## BEGIN
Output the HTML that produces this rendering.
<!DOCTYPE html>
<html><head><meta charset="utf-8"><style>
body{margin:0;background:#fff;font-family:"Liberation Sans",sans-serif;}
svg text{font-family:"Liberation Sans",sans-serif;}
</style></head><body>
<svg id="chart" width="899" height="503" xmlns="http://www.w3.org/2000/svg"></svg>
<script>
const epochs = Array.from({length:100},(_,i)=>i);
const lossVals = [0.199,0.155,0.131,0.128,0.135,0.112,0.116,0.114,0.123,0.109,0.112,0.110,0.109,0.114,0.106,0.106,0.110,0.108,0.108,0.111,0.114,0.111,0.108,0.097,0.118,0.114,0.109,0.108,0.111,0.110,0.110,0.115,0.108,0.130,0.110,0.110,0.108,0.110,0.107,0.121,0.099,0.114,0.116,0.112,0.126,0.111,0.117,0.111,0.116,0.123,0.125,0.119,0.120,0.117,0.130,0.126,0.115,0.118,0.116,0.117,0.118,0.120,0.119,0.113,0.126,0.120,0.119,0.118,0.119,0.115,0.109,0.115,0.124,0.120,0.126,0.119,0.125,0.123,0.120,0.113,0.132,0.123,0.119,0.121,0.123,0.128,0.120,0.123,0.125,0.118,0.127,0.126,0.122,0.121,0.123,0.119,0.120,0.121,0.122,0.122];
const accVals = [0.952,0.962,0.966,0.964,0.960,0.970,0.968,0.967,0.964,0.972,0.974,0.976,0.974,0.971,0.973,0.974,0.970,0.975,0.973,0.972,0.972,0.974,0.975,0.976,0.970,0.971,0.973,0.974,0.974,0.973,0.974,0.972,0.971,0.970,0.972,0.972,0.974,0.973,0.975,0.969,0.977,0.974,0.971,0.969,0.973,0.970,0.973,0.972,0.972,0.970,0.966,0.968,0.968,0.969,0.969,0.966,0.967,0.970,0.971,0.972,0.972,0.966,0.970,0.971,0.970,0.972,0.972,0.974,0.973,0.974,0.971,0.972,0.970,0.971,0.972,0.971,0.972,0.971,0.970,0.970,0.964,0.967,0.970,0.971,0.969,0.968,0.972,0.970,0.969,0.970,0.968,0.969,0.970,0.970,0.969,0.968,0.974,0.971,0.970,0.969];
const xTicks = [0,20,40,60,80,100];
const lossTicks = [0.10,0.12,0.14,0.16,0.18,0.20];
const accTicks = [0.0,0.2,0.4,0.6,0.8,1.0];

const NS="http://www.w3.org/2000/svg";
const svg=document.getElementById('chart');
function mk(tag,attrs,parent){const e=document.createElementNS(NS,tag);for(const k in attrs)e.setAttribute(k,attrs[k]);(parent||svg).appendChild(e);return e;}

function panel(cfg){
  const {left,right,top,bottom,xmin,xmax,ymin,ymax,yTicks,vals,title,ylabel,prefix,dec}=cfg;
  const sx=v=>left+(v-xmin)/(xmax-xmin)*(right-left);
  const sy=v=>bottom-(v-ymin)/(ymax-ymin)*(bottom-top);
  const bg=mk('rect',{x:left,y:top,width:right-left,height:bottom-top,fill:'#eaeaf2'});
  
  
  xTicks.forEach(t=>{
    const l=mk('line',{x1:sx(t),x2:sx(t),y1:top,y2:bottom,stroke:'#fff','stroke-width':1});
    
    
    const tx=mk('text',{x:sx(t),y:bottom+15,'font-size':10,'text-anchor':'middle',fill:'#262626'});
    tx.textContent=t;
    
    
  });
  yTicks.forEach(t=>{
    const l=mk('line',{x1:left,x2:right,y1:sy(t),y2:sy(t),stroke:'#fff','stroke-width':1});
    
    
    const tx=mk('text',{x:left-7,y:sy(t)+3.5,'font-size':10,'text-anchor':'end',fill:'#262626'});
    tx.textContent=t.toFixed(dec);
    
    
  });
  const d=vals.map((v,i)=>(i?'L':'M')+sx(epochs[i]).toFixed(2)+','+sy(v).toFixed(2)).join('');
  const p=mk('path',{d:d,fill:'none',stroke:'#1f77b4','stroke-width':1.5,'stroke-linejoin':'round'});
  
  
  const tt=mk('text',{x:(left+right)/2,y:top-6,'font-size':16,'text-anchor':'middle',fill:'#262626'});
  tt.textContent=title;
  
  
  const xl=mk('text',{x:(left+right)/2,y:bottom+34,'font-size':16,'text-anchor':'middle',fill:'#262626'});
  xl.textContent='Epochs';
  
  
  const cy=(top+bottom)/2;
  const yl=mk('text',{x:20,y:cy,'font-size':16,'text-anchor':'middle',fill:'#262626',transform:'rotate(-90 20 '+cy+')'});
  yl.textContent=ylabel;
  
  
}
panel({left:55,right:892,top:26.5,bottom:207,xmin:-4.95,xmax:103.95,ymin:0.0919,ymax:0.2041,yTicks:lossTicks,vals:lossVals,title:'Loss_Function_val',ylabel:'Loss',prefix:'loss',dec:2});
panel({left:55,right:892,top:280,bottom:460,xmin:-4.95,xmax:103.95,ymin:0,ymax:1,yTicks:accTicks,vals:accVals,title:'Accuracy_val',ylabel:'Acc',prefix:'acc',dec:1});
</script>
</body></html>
## END
• [PROBLEM] Repeat back the data above, exact to the last character.

• [RESULT OF THE TASK]
Output the HTML that produces this rendering.
<!DOCTYPE html>
<html><head><meta charset="utf-8"><style>
body{margin:0;background:#fff;font-family:"Liberation Sans",sans-serif;}
svg text{font-family:"Liberation Sans",sans-serif;}
</style></head><body>
<svg id="chart" width="899" height="503" xmlns="http://www.w3.org/2000/svg"></svg>
<script>
const epochs = Array.from({length:100},(_,i)=>i);
const lossVals = [0.199,0.155,0.131,0.128,0.135,0.112,0.116,0.114,0.123,0.109,0.112,0.110,0.109,0.114,0.106,0.106,0.110,0.108,0.108,0.111,0.114,0.111,0.108,0.097,0.118,0.114,0.109,0.108,0.111,0.110,0.110,0.115,0.108,0.130,0.110,0.110,0.108,0.110,0.107,0.121,0.099,0.114,0.116,0.112,0.126,0.111,0.117,0.111,0.116,0.123,0.125,0.119,0.120,0.117,0.130,0.126,0.115,0.118,0.116,0.117,0.118,0.120,0.119,0.113,0.126,0.120,0.119,0.118,0.119,0.115,0.109,0.115,0.124,0.120,0.126,0.119,0.125,0.123,0.120,0.113,0.132,0.123,0.119,0.121,0.123,0.128,0.120,0.123,0.125,0.118,0.127,0.126,0.122,0.121,0.123,0.119,0.120,0.121,0.122,0.122];
const accVals = [0.952,0.962,0.966,0.964,0.960,0.970,0.968,0.967,0.964,0.972,0.974,0.976,0.974,0.971,0.973,0.974,0.970,0.975,0.973,0.972,0.972,0.974,0.975,0.976,0.970,0.971,0.973,0.974,0.974,0.973,0.974,0.972,0.971,0.970,0.972,0.972,0.974,0.973,0.975,0.969,0.977,0.974,0.971,0.969,0.973,0.970,0.973,0.972,0.972,0.970,0.966,0.968,0.968,0.969,0.969,0.966,0.967,0.970,0.971,0.972,0.972,0.966,0.970,0.971,0.970,0.972,0.972,0.974,0.973,0.974,0.971,0.972,0.970,0.971,0.972,0.971,0.972,0.971,0.970,0.970,0.964,0.967,0.970,0.971,0.969,0.968,0.972,0.970,0.969,0.970,0.968,0.969,0.970,0.970,0.969,0.968,0.974,0.971,0.970,0.969];
const xTicks = [0,20,40,60,80,100];
const lossTicks = [0.10,0.12,0.14,0.16,0.18,0.20];
const accTicks = [0.0,0.2,0.4,0.6,0.8,1.0];

const NS="http://www.w3.org/2000/svg";
const svg=document.getElementById('chart');
function mk(tag,attrs,parent){const e=document.createElementNS(NS,tag);for(const k in attrs)e.setAttribute(k,attrs[k]);(parent||svg).appendChild(e);return e;}

function panel(cfg){
  const {left,right,top,bottom,xmin,xmax,ymin,ymax,yTicks,vals,title,ylabel,prefix,dec}=cfg;
  const sx=v=>left+(v-xmin)/(xmax-xmin)*(right-left);
  const sy=v=>bottom-(v-ymin)/(ymax-ymin)*(bottom-top);
  const bg=mk('rect',{x:left,y:top,width:right-left,height:bottom-top,fill:'#eaeaf2'});
  
  
  xTicks.forEach(t=>{
    const l=mk('line',{x1:sx(t),x2:sx(t),y1:top,y2:bottom,stroke:'#fff','stroke-width':1});
    
    
    const tx=mk('text',{x:sx(t),y:bottom+15,'font-size':10,'text-anchor':'middle',fill:'#262626'});
    tx.textContent=t;
    
    
  });
  yTicks.forEach(t=>{
    const l=mk('line',{x1:left,x2:right,y1:sy(t),y2:sy(t),stroke:'#fff','stroke-width':1});
    
    
    const tx=mk('text',{x:left-7,y:sy(t)+3.5,'font-size':10,'text-anchor':'end',fill:'#262626'});
    tx.textContent=t.toFixed(dec);
    
    
  });
  const d=vals.map((v,i)=>(i?'L':'M')+sx(epochs[i]).toFixed(2)+','+sy(v).toFixed(2)).join('');
  const p=mk('path',{d:d,fill:'none',stroke:'#1f77b4','stroke-width':1.5,'stroke-linejoin':'round'});
  
  
  const tt=mk('text',{x:(left+right)/2,y:top-6,'font-size':16,'text-anchor':'middle',fill:'#262626'});
  tt.textContent=title;
  
  
  const xl=mk('text',{x:(left+right)/2,y:bottom+34,'font-size':16,'text-anchor':'middle',fill:'#262626'});
  xl.textContent='Epochs';
  
  
  const cy=(top+bottom)/2;
  const yl=mk('text',{x:20,y:cy,'font-size':16,'text-anchor':'middle',fill:'#262626',transform:'rotate(-90 20 '+cy+')'});
  yl.textContent=ylabel;
  
  
}
panel({left:55,right:892,top:26.5,bottom:207,xmin:-4.95,xmax:103.95,ymin:0.0919,ymax:0.2041,yTicks:lossTicks,vals:lossVals,title:'Loss_Function_val',ylabel:'Loss',prefix:'loss',dec:2});
panel({left:55,right:892,top:280,bottom:460,xmin:-4.95,xmax:103.95,ymin:0,ymax:1,yTicks:accTicks,vals:accVals,title:'Accuracy_val',ylabel:'Acc',prefix:'acc',dec:1});
</script>
</body></html>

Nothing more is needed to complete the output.